I can feel the drought hardened knot of tension in my gut begin to soften as the rain continues to plummet down. I adore warm winter rains. This one is a really gully-washer, up from the gulf coast. The warm clouds lumbered in, bellies full of rain, and they are dumping it here on the Ozark plateau.
That knot in my belly has been hardening and tightening these last two years. It's a knot of worry and fear. Worry that the drought is permanent. Fear that the green forests will wither and burn. Worry for my farm, my family and people as a whole. Water, water, water - of the three things needed to sustain life, it seems to be the most precious and threatened.
This worry will not go away. Even with 10-inches of snow on Christmas Day and a 6-inch gully washer this weekend, our lakes are still low, the land sucks up water like a sponge and the sleepy trees are not yet drinking. But the knot is softening.
I know worrying is not productive, and carrying tension is even harmful. I know all that we can really do about catastrophic climate change is be aware and adapt. In the long run, I want to be an advocate for water.Water is the most valuable treasure this earth has to give.
And right now, I'm just going to enjoy the rain and snow.

Monday, January 14, 2013

Digital dilution

I've been writing this blog since 2005, after I gave up my career as a journalist. In skips, hops and jumps, it chronicles our search for a home from our droughted-out farm in Colorado and our move to Arkansas. Some of the best writing is early in the blog, when I only came to it muse-inspired.
Since our move, I've viewed it mostly as a way to share our life with my friends and family we left behind. It covers whatever I think might interest them. This past year, I've tried to consider it as a way to connect with folks I don't know, to let them share our life on our farm. And for several years, I've used it as an adjunct to our flock book.
I write about sheep for sale, I take pictures of which ewes are in with rams, so people wanting lambs can consider them. I write when we start breeding season and when we pull the rams from the ewe pens. I love taking pics of my pretty Jacob sheep and I love sharing them. This year, we started breeding with Cowslip and Boomer in the sheep flock, and Herkimer and Yampa for the goats. I remember taking the pictures and writing... something.
So yesterday, when I wanted to start a lambing date calendar, I went back to look for those posts... nothing.

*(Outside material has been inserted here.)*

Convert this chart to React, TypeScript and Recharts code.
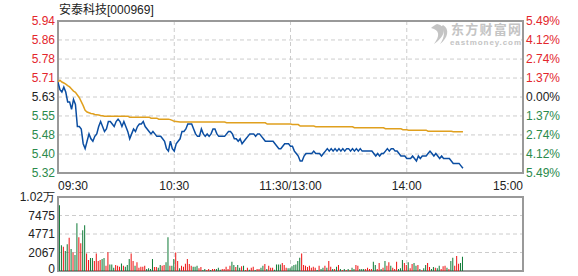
import React from 'react';
import { ComposedChart, Line, Bar, Cell, XAxis, YAxis, CartesianGrid, ReferenceArea } from 'recharts';

const stockName = '安泰科技';
const stockCode = '000969';
const prevClose = 5.63;
const pctLevels = [-5.49, -4.12, -2.74, -1.37, 0, 1.37, 2.74, 4.12, 5.49];
const timeTicks = [0, 60, 120, 180, 240];
const timeLabels = ['09:30', '10:30', '11:30/13:00', '14:00', '15:00'];
const volTicks = [0, 2550, 5100, 7650, 10200];
const volTickLabels = ['0', '2067', '4771', '7475', '1.02万'];

// one point per minute, 09:30 .. 14:29
const price = [
  5.69, 5.66, 5.65, 5.67, 5.65, 5.61, 5.61, 5.58, 5.62, 5.60,
  5.51, 5.51, 5.50, 5.44, 5.42, 5.45, 5.48, 5.46, 5.45, 5.47,
  5.48, 5.51, 5.53, 5.51, 5.49, 5.50, 5.53, 5.53, 5.52, 5.51,
  5.53, 5.54, 5.53, 5.51, 5.53, 5.51, 5.49, 5.46, 5.48, 5.50,
  5.49, 5.51, 5.52, 5.52, 5.53, 5.51, 5.50, 5.49, 5.48, 5.49,
  5.48, 5.47, 5.47, 5.47, 5.46, 5.45, 5.42, 5.41, 5.45, 5.42,
  5.41, 5.44, 5.45, 5.46, 5.49, 5.49, 5.50, 5.52, 5.52, 5.52,
  5.50, 5.48, 5.47, 5.47, 5.50, 5.48, 5.47, 5.48, 5.47, 5.48,
  5.50, 5.50, 5.48, 5.47, 5.47, 5.47, 5.47, 5.48, 5.49, 5.49,
  5.48, 5.46, 5.46, 5.45, 5.46, 5.44, 5.45, 5.46, 5.47, 5.48,
  5.48, 5.48, 5.47, 5.48, 5.48, 5.47, 5.46, 5.45, 5.45, 5.45,
  5.45, 5.45, 5.44, 5.43, 5.42, 5.42, 5.43, 5.44, 5.44, 5.44,
  5.43, 5.43, 5.41, 5.40, 5.39, 5.37, 5.37, 5.39, 5.40, 5.40,
  5.40, 5.40, 5.41, 5.40, 5.40, 5.40, 5.39, 5.40, 5.41, 5.42,
  5.41, 5.42, 5.41, 5.42, 5.41, 5.42, 5.41, 5.42, 5.41, 5.42,
  5.42, 5.41, 5.42, 5.41, 5.42, 5.41, 5.42, 5.41, 5.41, 5.41,
  5.41, 5.41, 5.41, 5.40, 5.39, 5.40, 5.39, 5.40, 5.40, 5.41,
  5.42, 5.41, 5.42, 5.42, 5.41, 5.41, 5.40, 5.39, 5.39, 5.39,
  5.38, 5.38, 5.38, 5.39, 5.38, 5.37, 5.39, 5.38, 5.39, 5.39,
  5.39, 5.40, 5.41, 5.40, 5.39, 5.40, 5.39, 5.38, 5.39, 5.38,
  5.38, 5.38, 5.38, 5.37, 5.36, 5.36, 5.36, 5.36, 5.35, 5.34,
];

const avgPrice = [
  5.691, 5.698, 5.691, 5.687, 5.682, 5.676, 5.671, 5.663, 5.654, 5.649,
  5.638, 5.627, 5.611, 5.595, 5.576, 5.569, 5.566, 5.563, 5.562, 5.559,
  5.558, 5.557, 5.555, 5.554, 5.552, 5.552, 5.552, 5.552, 5.552, 5.552,
  5.552, 5.552, 5.552, 5.552, 5.552, 5.552, 5.552, 5.548, 5.548, 5.548,
  5.548, 5.548, 5.548, 5.548, 5.548, 5.548, 5.548, 5.548, 5.544, 5.544,
  5.544, 5.544, 5.540, 5.540, 5.540, 5.540, 5.540, 5.540, 5.538, 5.535,
  5.531, 5.530, 5.529, 5.528, 5.528, 5.528, 5.528, 5.528, 5.528, 5.528,
  5.528, 5.528, 5.528, 5.528, 5.528, 5.528, 5.528, 5.528, 5.528, 5.528,
  5.528, 5.528, 5.528, 5.528, 5.528, 5.528, 5.528, 5.525, 5.525, 5.525,
  5.525, 5.525, 5.525, 5.525, 5.525, 5.525, 5.525, 5.525, 5.525, 5.525,
  5.525, 5.525, 5.525, 5.525, 5.525, 5.525, 5.525, 5.525, 5.520, 5.520,
  5.520, 5.520, 5.520, 5.520, 5.520, 5.520, 5.520, 5.520, 5.520, 5.520,
  5.520, 5.518, 5.518, 5.518, 5.518, 5.512, 5.512, 5.512, 5.512, 5.512,
  5.512, 5.512, 5.512, 5.509, 5.509, 5.509, 5.509, 5.509, 5.509, 5.509,
  5.509, 5.509, 5.509, 5.509, 5.509, 5.509, 5.509, 5.509, 5.509, 5.509,
  5.509, 5.509, 5.509, 5.505, 5.505, 5.505, 5.505, 5.505, 5.505, 5.505,
  5.505, 5.505, 5.505, 5.505, 5.505, 5.505, 5.505, 5.505, 5.505, 5.501,
  5.501, 5.501, 5.501, 5.501, 5.501, 5.501, 5.501, 5.501, 5.497, 5.497,
  5.497, 5.495, 5.495, 5.495, 5.495, 5.495, 5.495, 5.495, 5.495, 5.495,
  5.495, 5.491, 5.491, 5.491, 5.491, 5.491, 5.491, 5.491, 5.491, 5.491,
  5.491, 5.491, 5.491, 5.491, 5.489, 5.489, 5.489, 5.489, 5.489, 5.489,
];

// volume per minute (no bar for the 09:30 point)
const volume = [
  null,
  9050, 3560, 3340, 2740, 3700, 4570, 3020, 2560, 2190, 6580,
  4660, 3840, 5620, 6310, 2420, 1510, 1780, 1780, 1370, 2420,
  1370, 1510, 1650, 1780, 730, 2600, 910, 910, 460, 820,
  730, 590, 1050, 730, 590, 820, 1650, 2420, 1370, 730,
  1190, 460, 590, 590, 730, 270, 370, 270, 1650, 550,
  550, 460, 820, 730, 820, 1190, 4660, 730, 730, 1650,
  2560, 1370, 370, 730, 590, 1010, 1650, 960, 730, 590,
  590, 730, 370, 550, 140, 270, 140, 270, 140, 270,
  270, 270, 460, 180, 270, 270, 590, 270, 730, 1280,
  820, 550, 820, 460, 640, 730, 140, 460, 180, 460,
  590, 140, 270, 270, 460, 730, 960, 270, 730, 460,
  460, 180, 910, 910, 910, 1100, 820, 460, 370, 370,
  640, 820, 910, 1370, 1830, 2420, 820, 730, 550, 730,
  460, 590, 460, 140, 730, 270, 460, 730, 460, 1370,
  590, 270, 270, 590, 820, 270, 140, 270, 140, 270,
  140, 460, 270, 820, 730, 270, 270, 270, 270, 460,
  270, 270, 1280, 820, 270, 1100, 270, 460, 1370, 730,
  1190, 730, 460, 270, 1280, 270, 370, 1510, 1100, 820,
  1190, 370, 960, 1100, 730, 820, 270, 90, 370, 820,
  1100, 550, 270, 550, 460, 370, 730, 270, 640, 730,
  460, 270, 1370, 1830, 730, 2060, 1010, 1100, 1970,
];

// R = up minute, G = down minute
const volDir = ('-' + [
  'GGRGGRGRGG', 'RRGGRRGGRR', 'RRGGRRGGGR', 'RRGRGGGRRG', 'RRRRRGGGGR',
  'RGGRRGGRGG', 'RRGRRRRRRG', 'GGRRGGRRGR', 'RGGGRRRRRG', 'GRGGRGRRGR',
  'RGRRGGRGRR', 'RGGGGRRRGG', 'GGGGGRRRRR', 'RRRGRGGRGR', 'RGRGRGRGRG',
  'RGGRRGGGRR', 'RRGGRRGRGR', 'RGRRRGGGRR', 'GRRGGRGRGG', 'RRGGRGGRRR',
  'GRGGRRRGG',
].join('')).split('');

const RED = '#e3262c';
const GREEN = '#2b8a4c';
const BAR_RED = '#ee1111';
const BAR_GREEN = '#0e7a36';
const GRID = '#cccccc';
const BORDER = '#999999';
const FONT = "'Liberation Sans', Arial, sans-serif";

const minutes = price.map((p, i) => ({
  t: i,
  price: p,
  avg: avgPrice[i],
  vol: volume[i],
  dir: volDir[i],
}));

const priceTicks = pctLevels.map((p) => prevClose * (1 + p / 100));
const priceDomain = [priceTicks[0], priceTicks[priceTicks.length - 1]];

const PriceTick = (props: any) => {
  const { x, y, payload, side } = props;
  const v = payload.value;
  const pct = (v / prevClose - 1) * 100;
  const color = Math.abs(pct) < 0.01 ? '#222' : pct > 0 ? RED : GREEN;
  const label = side === 'left' ? v.toFixed(2) : Math.abs(pct).toFixed(2) + '%';
  return (
    <text x={x} y={y} dy={4} textAnchor={side === 'left' ? 'end' : 'start'} fill={color} fontSize={12} fontFamily={FONT}>
      {label}
    </text>
  );
};

const TimeTick = (props: any) => {
  const { x, y, payload } = props;
  const idx = timeTicks.indexOf(payload.value);
  const anchor = idx === 0 ? 'start' : idx === timeTicks.length - 1 ? 'end' : 'middle';
  return (
    <text x={x} y={y + 17} textAnchor={anchor} fill="#222" fontSize={12} fontFamily={FONT}>
      {timeLabels[idx]}
    </text>
  );
};

const VolTick = (props: any) => {
  const { x, y, payload } = props;
  const idx = volTicks.indexOf(payload.value);
  return (
    <text x={x} y={y} dy={idx === 0 ? 2 : 4} textAnchor="end" fill="#222" fontSize={12} fontFamily={FONT}>
      {volTickLabels[idx]}
    </text>
  );
};

export default function App() {
  return (
    <div style={{ position: 'absolute', left: 0, top: 0, width: 578, height: 276, background: '#fff' }}>
      <div style={{ position: 'absolute', left: 0, top: 0 }}>
        <ComposedChart width={578} height={195} data={minutes} margin={{ top: 21, right: 0, bottom: 0, left: 0 }}>
          <CartesianGrid stroke={GRID} strokeDasharray="4 3" />
          <XAxis
            dataKey="t"
            type="number"
            domain={[0, 240]}
            ticks={timeTicks}
            interval={0}
            height={22}
            axisLine={false}
            tickLine={false}
            tickSize={0}
            tickMargin={0}
            tick={TimeTick}
            allowDataOverflow
          />
          <YAxis
            domain={priceDomain}
            ticks={priceTicks}
            interval={0}
            width={58}
            axisLine={false}
            tickLine={false}
            tickSize={0}
            tickMargin={3}
            tick={(p: any) => <PriceTick {...p} side="left" />}
            allowDataOverflow
          />
          <YAxis
            yAxisId="right"
            orientation="right"
            domain={priceDomain}
            ticks={priceTicks}
            interval={0}
            width={55}
            axisLine={false}
            tickLine={false}
            tickSize={0}
            tickMargin={3}
            tick={(p: any) => <PriceTick {...p} side="right" />}
            allowDataOverflow
          />
          <ReferenceArea x1={0} x2={240} y1={priceDomain[0]} y2={priceDomain[1]} fill="none" stroke={BORDER} strokeWidth={2} ifOverflow="visible" />
          <Line dataKey="avg" stroke="#e0a01e" strokeWidth={1.5} dot={false} isAnimationActive={false} />
          <Line dataKey="price" stroke="#0b4ea2" strokeWidth={1.5} dot={false} isAnimationActive={false} />
        </ComposedChart>
      </div>
      <div style={{ position: 'absolute', left: 0, top: 190 }}>
        <ComposedChart width={578} height={86} data={minutes} margin={{ top: 7, right: 55, bottom: 5, left: 0 }}>
          <CartesianGrid stroke={GRID} strokeDasharray="4 3" />
          <XAxis dataKey="t" type="number" domain={[0, 240]} ticks={timeTicks} interval={0} hide />
          <YAxis
            domain={[0, volTicks[volTicks.length - 1]]}
            ticks={volTicks}
            interval={0}
            width={58}
            axisLine={false}
            tickLine={false}
            tickSize={0}
            tickMargin={3}
            tick={VolTick}
          />
          <ReferenceArea x1={0} x2={240} y1={0} y2={volTicks[volTicks.length - 1]} fill="none" stroke={BORDER} strokeWidth={2} ifOverflow="visible" />
          <Bar dataKey="vol" barSize={1} isAnimationActive={false}>
            {minutes.map((m, i) => (
              <Cell key={i} fill={m.dir === 'R' ? BAR_RED : BAR_GREEN} />
            ))}
          </Bar>
        </ComposedChart>
      </div>
      <svg width={578} height={276} style={{ position: 'absolute', left: 0, top: 0, pointerEvents: 'none' }}>
        <text x={59} y={14} fontSize={12} fill="#222" fontFamily="'Liberation Sans', 'Noto Sans CJK SC', sans-serif">
          {stockName}[{stockCode}]
        </text>
        <rect x={424} y={22} width={97} height={24} fill="#fff" />
        <path d="M437 24 C447 26 446 36 434 44 C440 36 440 30 431 28 C433 26 435 25 437 24 Z" fill="#c4c4c4" />
        <path d="M443 25 C450 29 448 38 440 44 C445 37 445 31 441 27 Z" fill="#c4c4c4" />
        <text x={451} y={34} fontSize={13} fontWeight="bold" fill="#c4c4c4" fontFamily="'Noto Sans CJK SC', sans-serif" textLength={70}>
          东方财富网
        </text>
        <text x={450} y={45} fontSize={8} fontWeight="bold" fill="#c4c4c4" fontFamily={FONT} textLength={71}>
          eastmoney.com
        </text>
      </svg>
    </div>
  );
}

I searched the year and considered. I knew it was September... well maybe October, we did breed late this year. I dyed some more warp yarn and washed the gorgeous Thyme wool yarn that I had spun on Saturday.
Then I remembered the Common Threads Facebook page.
Yep, there were the breeding dates (Sept. 19 and 25th) that I was looking for. And all the information I needed, "Cowslip loves Boomer."
As digital has become a more pervasive part of our life, I've gone from poetic writings of surreal moonlight nights to adolescent graffiti. Does it matter?